Unless you are writing something that is absolutely avant-garde and your goal is to avoid the world and only write what can’t be seen in reality (I’m not talking about fantasy, it is merely a mirror of our world) – now that I think about it, it could be interesting – then you should possess a set of skills that will help you transfer the real world on pages.

Of course, every author creates this world a bit differently. Gabriel Garcia Marquez, personal hero, created Macondo from imagination, while Joyce took Dublin apart and made it anew to heal his nostalgia.

Both those extraordinary writers made up places that fit our world. Marquez used super-natural and symbolic all the time (think of a women who ascended to heaven from her own garden). But they used real people and real words that wold be spoken in those parts and times of the world.

But what to use when observing?

As a junior student of communication sciences I would always advise you to use the real techniques for scientific observations.

Observational Techniques

Deduction

Don’t think Sherlock Holmes. Deduction is a technique used by scientists who observe and deduce – it means the one who observes should look at the big picture, the full composition, and take it apart, explaining every clue of it.

For example, you see an elderly man sitting on a bench, covering his face with hands. Deduce. Ask questions and provide answers. Account for everything – weather, his clothes, the non-verbal aspect, et cetera.

Induction

The opposite technique. Take a small part of a larger composition and follow it until it’s a full piece. Scientists use it daily and it only has a posh name, but we use it every day as well. Think how you look at individual spices before adding them to a meal – that’s basically it. So, the next time you see a coin on the street make up a larger composition around it.

Mimicking

Watch people as they sit, walk, talk. Use their conversations in your novel. Those might be pure and simple conversation, you’re allowed to have some as long as you’re not making a novel full of unimportant conversations. Think of Louis CK’s Horace and Pete and the reality of conversations they have. We could talk for a while about the way Louis writes his characters and makes them interesting, but it’s a story for another time.

Those are just a few techniques you can use. Be free, observe any way you like. Watch people and their mannerisms. When we come to character creation you’ll be glad of doing the observation.

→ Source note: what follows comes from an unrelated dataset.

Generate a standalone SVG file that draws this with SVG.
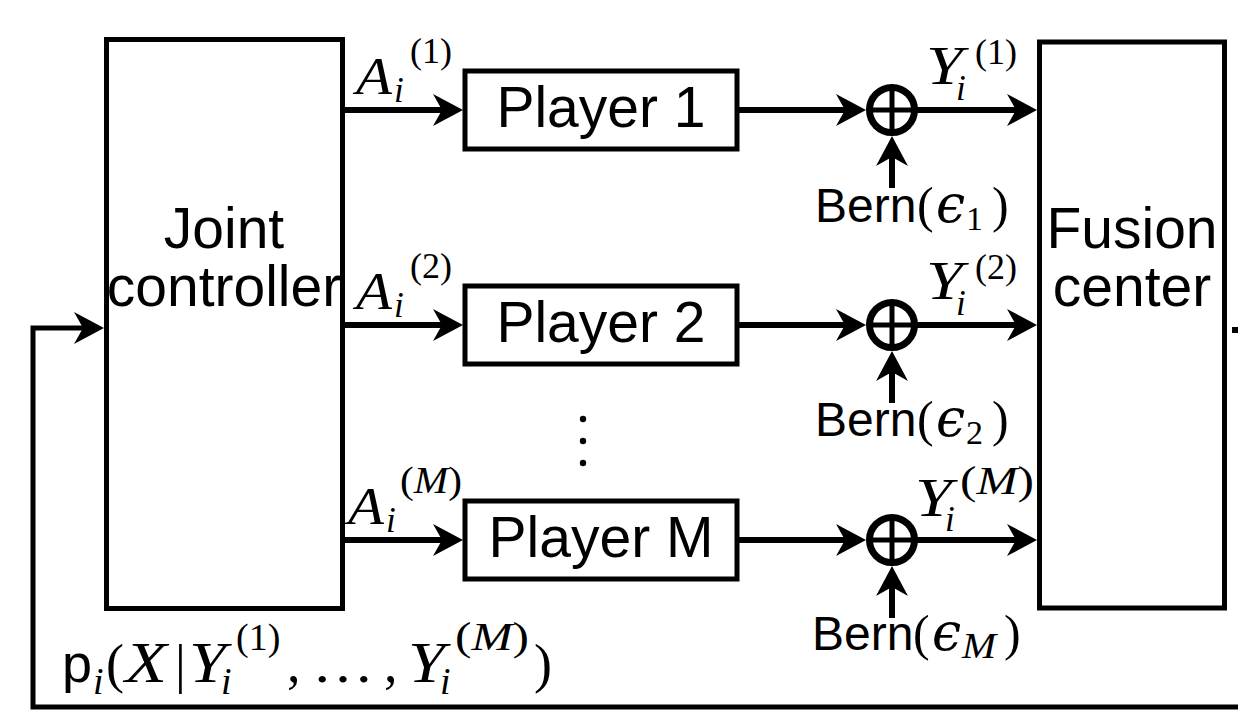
<svg xmlns="http://www.w3.org/2000/svg" width="1238" height="710" viewBox="0 0 1238 710">
<style>
.box{fill:#fff;stroke:#000;stroke-width:5}
.ln{fill:none;stroke:#000;stroke-width:6}
.lbl{font-family:"Liberation Sans",Arial,sans-serif;font-size:57px;fill:#000}
.sf{font-family:"Liberation Sans",Arial,sans-serif;font-size:48px;fill:#000}
.mi{font-family:"Liberation Serif","Times New Roman",serif;font-style:italic;fill:#000}
.mr{font-family:"Liberation Serif","Times New Roman",serif;fill:#000}
.it{font-style:italic}
.eps{font-family:"DejaVu Serif",serif;font-style:italic;fill:#000}
.xor{fill:none;stroke:#000;stroke-width:7}
.xl{stroke:#000;stroke-width:5}
</style>
<defs>
<marker id="ah" markerUnits="userSpaceOnUse" viewBox="-32 -17 34 34" refX="-8" refY="0" markerWidth="34" markerHeight="34" orient="auto">
<path d="M0,0 L-30,-16 L-21,0 L-30,16 Z" fill="#000"/>
</marker>
</defs>

<g id="connectors">
<line class="ln" x1="343" y1="110" x2="455" y2="110" marker-end="url(#ah)"/>
<line class="ln" x1="343" y1="325" x2="455" y2="325" marker-end="url(#ah)"/>
<line class="ln" x1="343" y1="540" x2="455" y2="540" marker-end="url(#ah)"/>
<line class="ln" x1="737" y1="110" x2="858" y2="110" marker-end="url(#ah)"/>
<line class="ln" x1="737" y1="325" x2="858" y2="325" marker-end="url(#ah)"/>
<line class="ln" x1="737" y1="540" x2="858" y2="540" marker-end="url(#ah)"/>
<line class="ln" x1="914" y1="110" x2="1029" y2="110" marker-end="url(#ah)"/>
<line class="ln" x1="914" y1="325" x2="1029" y2="325" marker-end="url(#ah)"/>
<line class="ln" x1="914" y1="540" x2="1029" y2="540" marker-end="url(#ah)"/>
<line class="ln" x1="892" y1="188" x2="892" y2="144" marker-end="url(#ah)"/>
<line class="ln" x1="892" y1="403" x2="892" y2="359" marker-end="url(#ah)"/>
<line class="ln" x1="892" y1="618" x2="892" y2="574" marker-end="url(#ah)"/>
<polyline fill="none" stroke="#000" stroke-width="5" points="1238,707 33,707 33,328 96,328" marker-end="url(#ah)"/>
<rect x="1232" y="327" width="6" height="6" fill="#000"/>
</g>

<g id="xor1"><circle class="xor" cx="892" cy="110" r="22.5"/><line class="xl" x1="869" y1="110" x2="915" y2="110"/><line class="xl" x1="892" y1="87" x2="892" y2="133"/></g>
<g id="xor2"><circle class="xor" cx="892" cy="325" r="22.5"/><line class="xl" x1="869" y1="325" x2="915" y2="325"/><line class="xl" x1="892" y1="302" x2="892" y2="348"/></g>
<g id="xorM"><circle class="xor" cx="892" cy="540" r="22.5"/><line class="xl" x1="869" y1="540" x2="915" y2="540"/><line class="xl" x1="892" y1="517" x2="892" y2="563"/></g>

<g id="controller">
<rect class="box" x="106.5" y="39.5" width="236" height="569"/>
<text class="lbl" x="224" y="248" text-anchor="middle">Joint</text>
<text class="lbl" x="224" y="306" text-anchor="middle">controller</text>
</g>

<g id="fusion">
<rect class="box" x="1039.5" y="42" width="185" height="566"/>
<text class="lbl" x="1132" y="248" text-anchor="middle">Fusion</text>
<text class="lbl" x="1132" y="306" text-anchor="middle">center</text>
</g>

<g id="player1">
<rect class="box" x="465" y="71" width="272" height="78"/>
<text class="lbl" x="601" y="127" text-anchor="middle">Player 1</text>
</g>
<g id="player2">
<rect class="box" x="465" y="286" width="272" height="78"/>
<text class="lbl" x="601" y="342" text-anchor="middle">Player 2</text>
</g>
<g id="playerM">
<rect class="box" x="465" y="501" width="272" height="78"/>
<text class="lbl" x="601" y="557" text-anchor="middle">Player M</text>
</g>

<g id="dots">
<circle cx="583" cy="419" r="3.2"/><circle cx="583" cy="441" r="3.2"/><circle cx="583" cy="463" r="3.2"/>
</g>

<g id="labels-A">
<text class="mi" x="356" y="94" font-size="52" textLength="36" lengthAdjust="spacingAndGlyphs">A</text>
<text class="mi" x="394" y="102" font-size="35">i</text>
<text class="mr" x="410" y="63" font-size="36">(1)</text>

<text class="mi" x="356" y="309" font-size="52" textLength="36" lengthAdjust="spacingAndGlyphs">A</text>
<text class="mi" x="394" y="317" font-size="35">i</text>
<text class="mr" x="410" y="278" font-size="36">(2)</text>

<text class="mi" x="348" y="524" font-size="52" textLength="36" lengthAdjust="spacingAndGlyphs">A</text>
<text class="mi" x="386" y="532" font-size="35">i</text>
<text class="mr" x="400" y="493" font-size="38" textLength="62" lengthAdjust="spacingAndGlyphs">(<tspan class="it">M</tspan>)</text>
</g>

<g id="labels-Y">
<text class="mi" x="926" y="84" font-size="54" textLength="37" lengthAdjust="spacingAndGlyphs">Y</text>
<text class="mi" x="956" y="100" font-size="35">i</text>
<text class="mr" x="975" y="64" font-size="36">(1)</text>

<text class="mi" x="926" y="299" font-size="54" textLength="37" lengthAdjust="spacingAndGlyphs">Y</text>
<text class="mi" x="956" y="315" font-size="35">i</text>
<text class="mr" x="975" y="279" font-size="36">(2)</text>

<text class="mi" x="915" y="516" font-size="54" textLength="37" lengthAdjust="spacingAndGlyphs">Y</text>
<text class="mi" x="945" y="531" font-size="35">i</text>
<text class="mr" x="960" y="494" font-size="40" textLength="74" lengthAdjust="spacingAndGlyphs">(<tspan class="it">M</tspan>)</text>
</g>

<g id="labels-Bern">
<text class="sf" x="815" y="222">Bern</text>
<text class="mr" x="917" y="222" font-size="50">(</text>
<text class="eps" x="936" y="222" font-size="52">ϵ</text>
<text class="mr" x="966" y="230" font-size="34">1</text>
<text class="mr" x="992" y="222" font-size="50">)</text>

<text class="sf" x="815" y="436">Bern</text>
<text class="mr" x="917" y="436" font-size="50">(</text>
<text class="eps" x="936" y="436" font-size="52">ϵ</text>
<text class="mr" x="966" y="444" font-size="34">2</text>
<text class="mr" x="992" y="436" font-size="50">)</text>

<text class="sf" x="812" y="650">Bern</text>
<text class="mr" x="913" y="650" font-size="50">(</text>
<text class="eps" x="932" y="650" font-size="52">ϵ</text>
<text class="mi" x="962" y="658" font-size="36" textLength="34" lengthAdjust="spacingAndGlyphs">M</text>
<text class="mr" x="1004" y="650" font-size="50">)</text>
</g>

<g id="label-posterior">
<text class="sf" x="62" y="682" style="font-size:54px">p</text>
<text class="mi" x="93" y="694" font-size="38">i</text>
<text class="mr" x="106" y="682" font-size="54">(</text>
<text class="mi" x="125" y="682" font-size="56" textLength="42" lengthAdjust="spacingAndGlyphs">X</text>
<text class="mr" x="175" y="682" font-size="54">|</text>
<text class="mi" x="189" y="682" font-size="56" textLength="37" lengthAdjust="spacingAndGlyphs">Y</text>
<text class="mi" x="221" y="694" font-size="38">i</text>
<text class="mr" x="236" y="650" font-size="38">(1)</text>
<text class="mr" x="287" y="682" font-size="54">,</text>
<text class="mr" x="312" y="682" font-size="54" textLength="62" lengthAdjust="spacingAndGlyphs">…</text>
<text class="mr" x="384" y="682" font-size="54">,</text>
<text class="mi" x="408" y="682" font-size="56" textLength="37" lengthAdjust="spacingAndGlyphs">Y</text>
<text class="mi" x="440" y="694" font-size="38">i</text>
<text class="mr" x="455" y="650" font-size="40" textLength="74" lengthAdjust="spacingAndGlyphs">(<tspan class="it">M</tspan>)</text>
<text class="mr" x="534" y="682" font-size="54">)</text>
</g>
</svg>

8 thoughts on “Observational Techniques For Writers

  1. Pingback: Spiderweb of Understanding, a Puny Guide to Writing Emotions – The Story Hive

  2. Lovely post! Observation is one of the most important tools to align inspiration, story and reality.
    In my day job, it’s also one of three pillars of information gathering techniques. (I’m a family physician, in case you were wondering.) I get my most valued clues from the nonverbal part of communication, posture, tension in muscles, voices.